■ Exercise prompt
Examine each line of the data. Copy those that contain the string "React".

Dataset rows
________________________________________

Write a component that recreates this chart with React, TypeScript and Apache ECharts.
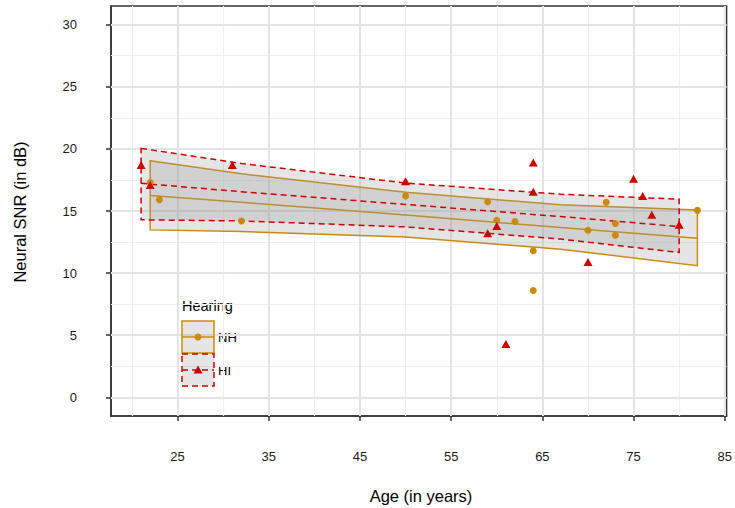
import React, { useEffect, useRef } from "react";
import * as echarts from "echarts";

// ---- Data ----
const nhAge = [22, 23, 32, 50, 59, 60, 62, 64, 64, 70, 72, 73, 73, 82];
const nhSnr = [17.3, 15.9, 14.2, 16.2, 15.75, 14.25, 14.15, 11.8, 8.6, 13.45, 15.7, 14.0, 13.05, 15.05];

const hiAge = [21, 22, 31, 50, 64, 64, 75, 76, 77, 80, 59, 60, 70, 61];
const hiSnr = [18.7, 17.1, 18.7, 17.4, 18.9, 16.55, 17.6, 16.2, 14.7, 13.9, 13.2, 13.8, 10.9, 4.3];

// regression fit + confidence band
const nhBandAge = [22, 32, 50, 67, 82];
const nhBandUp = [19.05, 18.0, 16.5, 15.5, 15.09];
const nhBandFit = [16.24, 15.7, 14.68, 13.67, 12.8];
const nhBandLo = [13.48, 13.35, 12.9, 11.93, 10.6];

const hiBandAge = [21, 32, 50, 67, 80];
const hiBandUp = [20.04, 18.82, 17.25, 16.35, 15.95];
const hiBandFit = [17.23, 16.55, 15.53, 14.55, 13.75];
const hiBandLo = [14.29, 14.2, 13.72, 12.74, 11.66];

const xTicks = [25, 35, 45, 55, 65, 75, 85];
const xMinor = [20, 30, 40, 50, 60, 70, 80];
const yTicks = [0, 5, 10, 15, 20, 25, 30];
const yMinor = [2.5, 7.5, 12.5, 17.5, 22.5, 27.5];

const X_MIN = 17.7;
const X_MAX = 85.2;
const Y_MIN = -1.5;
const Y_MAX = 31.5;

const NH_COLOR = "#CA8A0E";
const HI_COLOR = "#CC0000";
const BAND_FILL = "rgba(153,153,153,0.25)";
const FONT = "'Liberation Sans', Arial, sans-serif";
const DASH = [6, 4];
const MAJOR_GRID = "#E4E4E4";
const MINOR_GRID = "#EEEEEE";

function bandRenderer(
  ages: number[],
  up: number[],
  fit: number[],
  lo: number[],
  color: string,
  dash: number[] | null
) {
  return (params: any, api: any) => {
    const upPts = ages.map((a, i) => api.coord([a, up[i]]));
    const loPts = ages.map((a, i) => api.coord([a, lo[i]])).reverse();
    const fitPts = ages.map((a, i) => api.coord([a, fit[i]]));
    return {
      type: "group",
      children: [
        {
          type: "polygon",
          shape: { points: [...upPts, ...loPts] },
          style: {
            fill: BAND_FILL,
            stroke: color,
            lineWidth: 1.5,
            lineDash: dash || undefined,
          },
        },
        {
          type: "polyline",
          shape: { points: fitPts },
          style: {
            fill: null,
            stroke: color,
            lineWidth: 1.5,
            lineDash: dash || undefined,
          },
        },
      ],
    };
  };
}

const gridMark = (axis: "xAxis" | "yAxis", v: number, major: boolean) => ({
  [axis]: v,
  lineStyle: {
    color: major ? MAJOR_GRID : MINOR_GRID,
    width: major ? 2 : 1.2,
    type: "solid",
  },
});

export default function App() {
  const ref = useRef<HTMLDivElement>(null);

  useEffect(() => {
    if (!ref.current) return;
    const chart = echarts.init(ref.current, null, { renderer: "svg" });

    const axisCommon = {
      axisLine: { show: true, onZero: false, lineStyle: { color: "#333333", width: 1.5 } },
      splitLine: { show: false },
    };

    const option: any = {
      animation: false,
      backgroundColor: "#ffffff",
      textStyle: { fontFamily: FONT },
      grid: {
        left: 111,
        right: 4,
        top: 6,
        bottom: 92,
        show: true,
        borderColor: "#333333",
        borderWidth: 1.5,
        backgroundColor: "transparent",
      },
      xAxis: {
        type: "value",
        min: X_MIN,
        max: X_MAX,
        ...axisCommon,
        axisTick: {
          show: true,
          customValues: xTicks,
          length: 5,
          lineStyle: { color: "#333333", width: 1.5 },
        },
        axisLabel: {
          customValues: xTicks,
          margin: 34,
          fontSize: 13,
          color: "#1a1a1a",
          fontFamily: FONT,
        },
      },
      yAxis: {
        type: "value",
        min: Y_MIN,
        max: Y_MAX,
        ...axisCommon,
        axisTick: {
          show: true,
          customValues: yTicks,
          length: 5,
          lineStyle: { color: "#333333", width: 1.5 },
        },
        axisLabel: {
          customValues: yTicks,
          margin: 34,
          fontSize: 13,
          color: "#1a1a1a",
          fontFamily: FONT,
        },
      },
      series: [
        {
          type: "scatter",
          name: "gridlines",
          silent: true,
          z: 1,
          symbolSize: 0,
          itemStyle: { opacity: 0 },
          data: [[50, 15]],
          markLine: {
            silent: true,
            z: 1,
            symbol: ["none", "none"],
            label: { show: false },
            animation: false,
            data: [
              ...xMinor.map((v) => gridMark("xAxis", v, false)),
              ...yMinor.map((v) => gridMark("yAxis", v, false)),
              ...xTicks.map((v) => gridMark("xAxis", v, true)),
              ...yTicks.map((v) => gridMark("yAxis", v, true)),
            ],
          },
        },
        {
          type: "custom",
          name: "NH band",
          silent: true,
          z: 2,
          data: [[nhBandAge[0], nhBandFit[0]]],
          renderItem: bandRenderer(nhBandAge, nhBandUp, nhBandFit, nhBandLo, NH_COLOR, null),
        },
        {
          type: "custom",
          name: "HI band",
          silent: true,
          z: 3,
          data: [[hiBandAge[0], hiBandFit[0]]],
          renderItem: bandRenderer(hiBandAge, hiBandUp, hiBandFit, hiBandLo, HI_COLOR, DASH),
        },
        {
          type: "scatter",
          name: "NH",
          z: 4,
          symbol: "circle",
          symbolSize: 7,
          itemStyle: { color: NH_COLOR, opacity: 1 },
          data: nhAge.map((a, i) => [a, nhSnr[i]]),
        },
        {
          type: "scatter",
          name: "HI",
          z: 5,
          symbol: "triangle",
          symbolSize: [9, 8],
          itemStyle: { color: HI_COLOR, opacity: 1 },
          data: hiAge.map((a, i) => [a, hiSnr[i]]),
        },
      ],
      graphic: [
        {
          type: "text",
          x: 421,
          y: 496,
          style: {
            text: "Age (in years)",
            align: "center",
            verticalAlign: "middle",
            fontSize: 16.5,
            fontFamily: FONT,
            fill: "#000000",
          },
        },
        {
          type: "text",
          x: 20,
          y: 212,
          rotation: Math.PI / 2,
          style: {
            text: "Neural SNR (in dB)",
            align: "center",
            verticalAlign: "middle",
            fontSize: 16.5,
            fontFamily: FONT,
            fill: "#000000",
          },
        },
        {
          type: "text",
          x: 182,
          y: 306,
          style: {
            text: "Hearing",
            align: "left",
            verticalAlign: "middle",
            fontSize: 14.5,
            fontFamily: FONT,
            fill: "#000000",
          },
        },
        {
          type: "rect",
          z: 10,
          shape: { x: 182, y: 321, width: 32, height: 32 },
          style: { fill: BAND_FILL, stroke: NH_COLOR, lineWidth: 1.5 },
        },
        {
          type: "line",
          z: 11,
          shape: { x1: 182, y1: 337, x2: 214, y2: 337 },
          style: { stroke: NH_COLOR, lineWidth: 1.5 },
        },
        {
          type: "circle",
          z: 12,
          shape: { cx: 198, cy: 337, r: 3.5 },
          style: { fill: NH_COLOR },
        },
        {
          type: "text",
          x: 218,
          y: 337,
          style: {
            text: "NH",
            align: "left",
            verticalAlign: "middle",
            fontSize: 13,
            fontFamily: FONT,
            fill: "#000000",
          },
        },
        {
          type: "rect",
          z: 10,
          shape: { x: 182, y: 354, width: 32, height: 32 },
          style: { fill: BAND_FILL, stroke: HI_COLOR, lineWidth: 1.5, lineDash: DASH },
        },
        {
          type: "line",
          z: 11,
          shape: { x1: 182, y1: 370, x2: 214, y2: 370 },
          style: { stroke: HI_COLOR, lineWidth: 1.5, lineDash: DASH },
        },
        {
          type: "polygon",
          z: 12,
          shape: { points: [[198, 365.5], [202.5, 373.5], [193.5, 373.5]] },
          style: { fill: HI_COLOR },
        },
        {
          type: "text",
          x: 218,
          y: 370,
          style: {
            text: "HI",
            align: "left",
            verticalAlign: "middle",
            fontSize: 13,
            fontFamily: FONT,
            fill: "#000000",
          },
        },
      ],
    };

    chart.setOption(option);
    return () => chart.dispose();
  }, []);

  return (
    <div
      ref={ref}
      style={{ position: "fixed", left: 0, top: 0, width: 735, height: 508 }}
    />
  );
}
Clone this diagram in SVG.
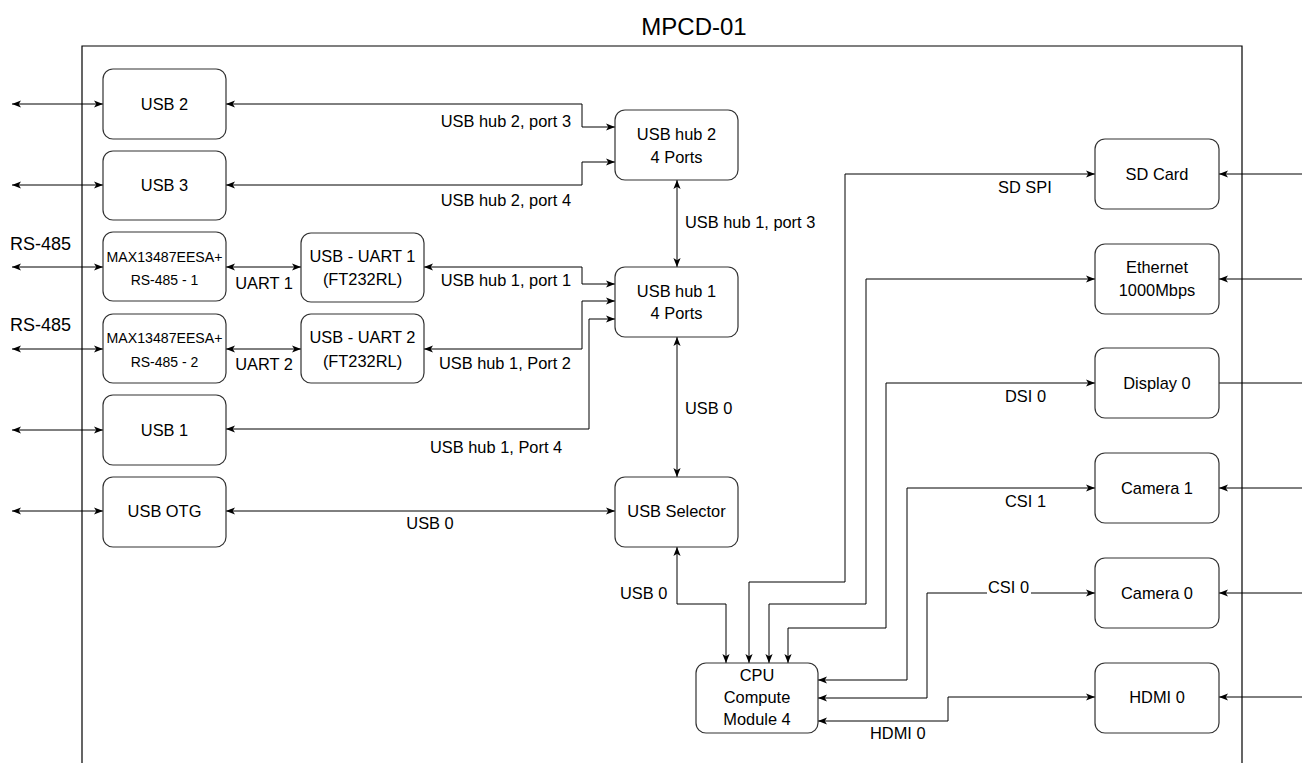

________________________________________

■ Output for this task
Write a component that recreates this chart with React, TypeScript and Apache ECharts.
import React, { useEffect, useRef } from "react";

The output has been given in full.